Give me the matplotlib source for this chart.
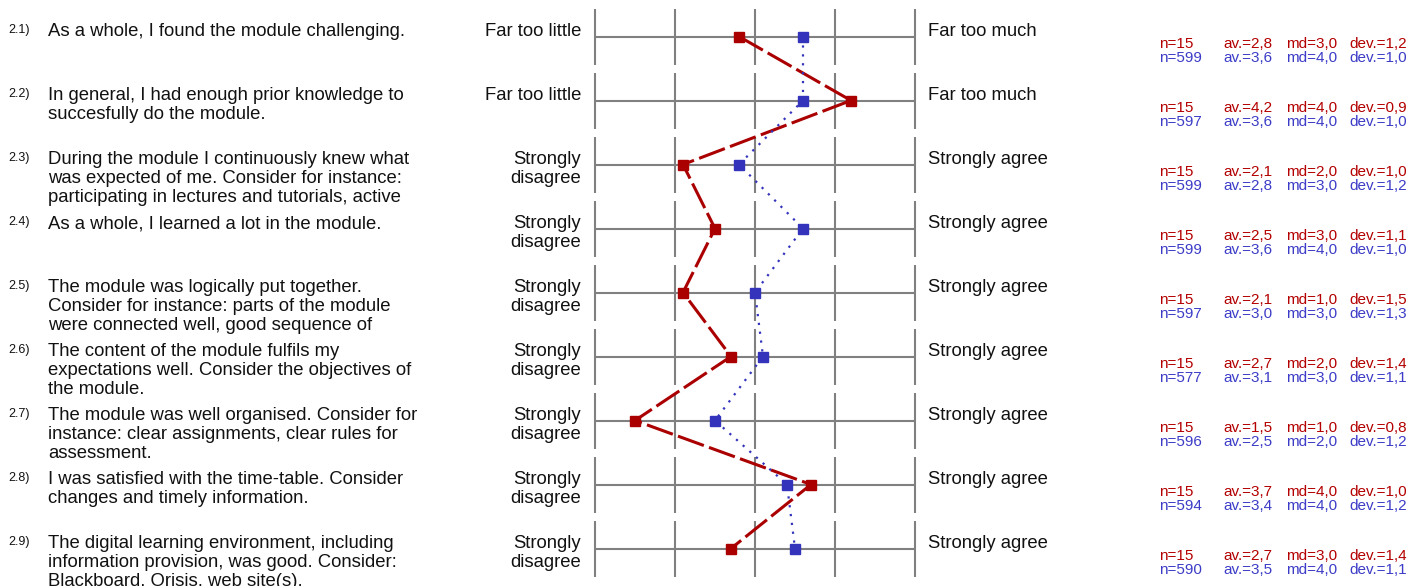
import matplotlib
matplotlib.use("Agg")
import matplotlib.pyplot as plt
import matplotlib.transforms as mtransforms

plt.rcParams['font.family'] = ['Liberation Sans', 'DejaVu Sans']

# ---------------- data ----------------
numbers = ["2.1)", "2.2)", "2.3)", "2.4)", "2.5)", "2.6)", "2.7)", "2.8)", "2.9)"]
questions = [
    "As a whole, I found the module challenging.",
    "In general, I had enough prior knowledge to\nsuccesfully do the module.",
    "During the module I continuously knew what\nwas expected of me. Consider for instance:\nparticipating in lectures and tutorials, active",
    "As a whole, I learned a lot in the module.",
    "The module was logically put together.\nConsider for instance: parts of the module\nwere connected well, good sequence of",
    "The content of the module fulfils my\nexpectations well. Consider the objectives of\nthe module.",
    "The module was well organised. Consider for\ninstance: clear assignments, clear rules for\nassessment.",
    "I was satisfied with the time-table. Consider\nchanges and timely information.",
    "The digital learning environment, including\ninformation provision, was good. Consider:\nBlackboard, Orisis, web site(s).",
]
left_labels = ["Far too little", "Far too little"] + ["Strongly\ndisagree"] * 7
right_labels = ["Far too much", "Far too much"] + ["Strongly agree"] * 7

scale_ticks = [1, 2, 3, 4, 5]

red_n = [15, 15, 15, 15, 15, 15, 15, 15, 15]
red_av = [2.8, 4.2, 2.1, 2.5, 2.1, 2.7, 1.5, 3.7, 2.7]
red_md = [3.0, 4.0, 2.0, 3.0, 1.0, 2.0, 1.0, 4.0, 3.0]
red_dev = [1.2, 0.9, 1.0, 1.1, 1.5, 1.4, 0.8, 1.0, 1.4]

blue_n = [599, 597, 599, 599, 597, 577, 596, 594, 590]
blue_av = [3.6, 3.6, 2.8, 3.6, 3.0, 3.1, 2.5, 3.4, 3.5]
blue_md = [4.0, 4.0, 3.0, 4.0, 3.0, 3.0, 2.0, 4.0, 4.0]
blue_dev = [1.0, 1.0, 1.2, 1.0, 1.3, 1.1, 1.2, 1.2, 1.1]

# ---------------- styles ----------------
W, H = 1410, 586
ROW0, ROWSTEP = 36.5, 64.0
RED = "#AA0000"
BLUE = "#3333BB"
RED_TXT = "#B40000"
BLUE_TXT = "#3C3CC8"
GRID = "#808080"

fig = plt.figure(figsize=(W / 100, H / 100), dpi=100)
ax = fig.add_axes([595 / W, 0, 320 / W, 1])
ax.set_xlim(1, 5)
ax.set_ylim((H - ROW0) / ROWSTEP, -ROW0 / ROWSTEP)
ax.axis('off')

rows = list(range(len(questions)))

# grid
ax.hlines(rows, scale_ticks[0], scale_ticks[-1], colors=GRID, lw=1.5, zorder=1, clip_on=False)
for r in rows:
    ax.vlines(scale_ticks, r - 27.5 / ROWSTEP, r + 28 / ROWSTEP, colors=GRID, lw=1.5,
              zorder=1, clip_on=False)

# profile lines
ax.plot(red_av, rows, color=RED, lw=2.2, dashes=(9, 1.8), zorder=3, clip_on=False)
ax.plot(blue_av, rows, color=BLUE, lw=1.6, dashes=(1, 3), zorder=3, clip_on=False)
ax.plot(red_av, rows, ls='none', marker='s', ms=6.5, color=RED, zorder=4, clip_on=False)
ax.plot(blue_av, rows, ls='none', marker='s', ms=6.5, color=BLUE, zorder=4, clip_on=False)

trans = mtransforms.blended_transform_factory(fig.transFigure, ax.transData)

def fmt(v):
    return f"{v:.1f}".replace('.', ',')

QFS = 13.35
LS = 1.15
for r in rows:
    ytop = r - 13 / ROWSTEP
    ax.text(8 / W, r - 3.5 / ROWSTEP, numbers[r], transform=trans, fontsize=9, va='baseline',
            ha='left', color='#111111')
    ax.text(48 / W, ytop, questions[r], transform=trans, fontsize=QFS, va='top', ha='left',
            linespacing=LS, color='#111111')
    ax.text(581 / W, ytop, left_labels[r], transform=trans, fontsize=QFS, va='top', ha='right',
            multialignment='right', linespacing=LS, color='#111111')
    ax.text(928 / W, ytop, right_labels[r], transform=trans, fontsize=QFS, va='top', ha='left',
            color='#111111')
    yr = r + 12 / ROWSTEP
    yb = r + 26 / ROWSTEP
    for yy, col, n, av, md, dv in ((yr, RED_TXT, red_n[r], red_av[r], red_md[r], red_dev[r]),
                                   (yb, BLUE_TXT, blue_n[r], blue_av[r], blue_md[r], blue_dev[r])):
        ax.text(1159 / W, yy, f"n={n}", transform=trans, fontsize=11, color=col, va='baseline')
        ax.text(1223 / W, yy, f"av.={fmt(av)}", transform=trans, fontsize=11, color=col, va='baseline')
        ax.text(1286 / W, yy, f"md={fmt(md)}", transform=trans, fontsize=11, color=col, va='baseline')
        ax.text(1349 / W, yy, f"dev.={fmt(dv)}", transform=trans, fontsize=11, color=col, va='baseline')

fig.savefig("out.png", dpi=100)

|---|

» **Problem**: Your task is to return the lines above, from the first one up to and including the line containing "plt.rcParams['font.family'] = ['Liberation", minus any pictures.

» **Answer**:
Give me the matplotlib source for this chart.
import matplotlib
matplotlib.use("Agg")
import matplotlib.pyplot as plt
import matplotlib.transforms as mtransforms

plt.rcParams['font.family'] = ['Liberation Sans', 'DejaVu Sans']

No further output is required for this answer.